The foundation of Apple: The third founder

The history of everyone's favourite start-up is a tech fairytale of one garage, three friends and very humble beginnings. But we're getting ahead of ourselves

The two Steves - Jobs and Wozniak - may have been Apple's most visible founders, but where it not for their friend Ronald Wayne there might be no iPhone, iPad or iMac today. Jobs convinced him to take 10% of the company stock and act as an arbiter should he and Woz come to blows, but Wayne backed out 12 days later, selling a holding that today would be worth $72bn for just $500.

The foundation of Apple: How Jobs met Woz

Jobs met Woz at the Homebrew Computer Club; a gathering of enthusiasts in a garage in California's Menlo Park. Woz had seen his first MITS Altair there - which today looks like little more than a box of lights and circuit boards - and was inspired by MITS' build-it-yourself approach (the Altair came as a kit) to make something simpler for the rest of us. You can see this philosophy shining through in Apple's products today.

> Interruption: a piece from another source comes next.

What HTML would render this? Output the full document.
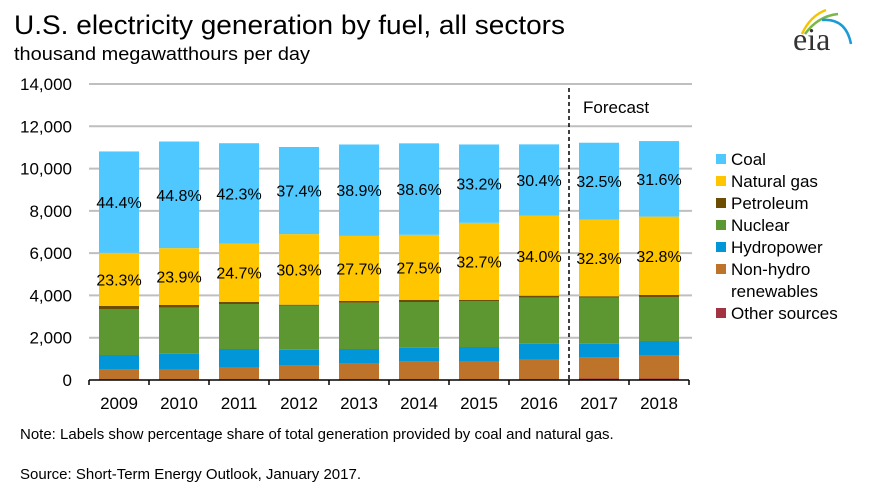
<!DOCTYPE html>
<html><head><meta charset="utf-8">
<style>
html,body{margin:0;padding:0;background:#fff;}
body{width:871px;height:497px;overflow:hidden;font-family:"Liberation Sans",Arial,sans-serif;}
svg text{font-family:"Liberation Sans",Arial,sans-serif;fill:#000;}
</style></head>
<body>
<svg id="chart" width="871" height="497" viewBox="0 0 871 497">
  <text x="14" y="34" font-size="27" textLength="551" lengthAdjust="spacingAndGlyphs">U.S. electricity generation by fuel, all sectors</text>
  <text x="14" y="60" font-size="18" textLength="296" lengthAdjust="spacingAndGlyphs">thousand  megawatthours per day</text>
  <g>
    <path d="M802 34 Q810 16 826 10" stroke="#f5c400" stroke-width="2.5" fill="none"/>
    <path d="M805 34 Q818 16 838 14" stroke="#7ab648" stroke-width="2.5" fill="none"/>
    <path d="M822 20 Q846 18 851 44" stroke="#1a9ad6" stroke-width="2.5" fill="none"/>
    <text x="793" y="50" font-size="32" style="font-family:'Liberation Serif',serif;fill:#333">eia</text>
  </g>
  <g id="grid"></g>
  <g id="bars"></g>
  <line x1="569" y1="88" x2="569" y2="380" stroke="#000" stroke-width="1.5" stroke-dasharray="4,3"/>
  <text x="583" y="113" font-size="17">Forecast</text>
  <g id="axis"></g>
  <g id="legend"></g>
  <text x="20" y="439" font-size="15">Note: Labels show percentage share of total generation provided by coal and natural gas.</text>
  <text x="20" y="479" font-size="15">Source: Short-Term Energy Outlook, January 2017.</text>
</svg>
<script>
const years = ["2009","2010","2011","2012","2013","2014","2015","2016","2017","2018"];
const other = [30,30,30,30,30,30,30,30,70,70];
const renewables = [457,490,585,646,741,836,869,963,985,1079];
const hydro = [695,724,851,757,695,662,662,724,662,696];
const nuclear = [2176,2176,2129,2081,2190,2161,2175,2176,2176,2081];
const petroleum = [142,127,94,47,80,95,48,94,66,94];
const gas = [2516,2690,2769,3339,3079,3082,3650,3779,3620,3708];
const coal = [4795,5043,4741,4121,4324,4327,3706,3379,3643,3572];
const coalPct = ["44.4%","44.8%","42.3%","37.4%","38.9%","38.6%","33.2%","30.4%","32.5%","31.6%"];
const gasPct = ["23.3%","23.9%","24.7%","30.3%","27.7%","27.5%","32.7%","34.0%","32.3%","32.8%"];
const yTicks = [0,2000,4000,6000,8000,10000,12000,14000];

const NS="http://www.w3.org/2000/svg";
const x0=89, catW=60, barW=40, yBase=380, yMax=14000, plotH=296;
function y(v){return yBase - v/yMax*plotH;}
function xc(i){return x0 + catW*i + catW/2;}
function mk(tag,attrs,parent){const e=document.createElementNS(NS,tag);for(const k in attrs)e.setAttribute(k,attrs[k]);parent.appendChild(e);return e;}

const grid=document.getElementById('grid');
yTicks.forEach(t=>{
  if(t>0){const l=mk('line',{x1:x0,x2:692,y1:y(t),y2:y(t),stroke:'#bfbfbf','stroke-width':2},grid);
  
  }
  const tx=mk('text',{x:72,y:y(t)+6,'font-size':17,'text-anchor':'end'},grid);
  
  
  tx.textContent=t.toLocaleString('en-US');
});

const series=[
  {name:'other',data:other,color:'#a33340'},
  {name:'renewables',data:renewables,color:'#bd732a'},
  {name:'hydropower',data:hydro,color:'#0096d7'},
  {name:'nuclear',data:nuclear,color:'#5d9732'},
  {name:'petroleum',data:petroleum,color:'#6b4c00'},
  {name:'natural-gas',data:gas,color:'#ffc600'},
  {name:'coal',data:coal,color:'#4fc8ff'}
];
const bars=document.getElementById('bars');
years.forEach((yr,i)=>{
  let cum=0;
  const starts={};
  series.forEach(s=>{
    const v=s.data[i];
    starts[s.name]=[cum,cum+v];
    const r=mk('rect',{x:xc(i)-barW/2,y:y(cum+v),width:barW,height:y(cum)-y(cum+v),fill:s.color},bars);
    
    
    cum+=v;
  });
  const g=starts['natural-gas'], c=starts['coal'];
  const t1=mk('text',{x:xc(i),y:y((g[0]+g[1])/2)+6,'font-size':16,'text-anchor':'middle'},bars);
  
  
  t1.textContent=gasPct[i];
  const t2=mk('text',{x:xc(i),y:y((c[0]+c[1])/2)+6,'font-size':16,'text-anchor':'middle'},bars);
  
  
  t2.textContent=coalPct[i];
});

const axis=document.getElementById('axis');
const al=mk('line',{x1:x0,x2:x0+catW*years.length,y1:yBase,y2:yBase,stroke:'#000','stroke-width':1.5},axis);


for(let i=0;i<=years.length;i++){
  const tk=mk('line',{x1:x0+catW*i,x2:x0+catW*i,y1:yBase,y2:yBase+5,stroke:'#000','stroke-width':1.5},axis);
  
  
}
years.forEach((yr,i)=>{
  const t=mk('text',{x:xc(i),y:409,'font-size':17,'text-anchor':'middle'},axis);
  
  
  t.textContent=yr;
});

const legendItems=[
  ['Coal','#4fc8ff',159,null],['Natural gas','#ffc600',181,null],['Petroleum','#6b4c00',203,null],
  ['Nuclear','#5d9732',225,null],['Hydropower','#0096d7',247,null],['Non-hydro','#bd732a',269,'renewables'],
  ['Other sources','#a33340',313,null]
];
const lg=document.getElementById('legend');
legendItems.forEach(it=>{
  const r=mk('rect',{x:716,y:it[2]-5,width:10,height:10,fill:it[1]},lg);
  
  
  const t=mk('text',{x:731,y:it[2]+6,'font-size':17},lg);
  
  
  t.textContent=it[0];
  if(it[3]){const t2=mk('text',{x:731,y:it[2]+28,'font-size':17},lg);
    
    
    t2.textContent=it[3];}
});
</script>
</body></html>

So he produced the the first computer with a typewriter-like keyboard and the ability to connect to a regular TV. Later christened the Apple I, it was the archetype of every modern computer, but Wozniak wasn't trying to change the world with what he'd produced - he just wanted to show off how much he'd managed to do with so few resources. Speaking to NPR in 2006, he explained that, 'when I built this Apple I the first computer to say a computer should look like a typewriter - it should have a keyboard - and the output device is a TV set, it wasn't really to show the world [that] here is the direction [it] should go [in]. It was to really show the people around me, to boast, to be clever, to get acknowledgement for having designed a very inexpensive computer.'"

It almost didn't happen, though. The Woz we know now has a larger than life personality - he's funded rock concerts and shimmied on Dancing with the Stars - but, as he told the Sydney Morning Herald, 'I was shy and felt that I knew little about the newest developments in computers.' He came close to ducking out altogether, and giving the Club a miss.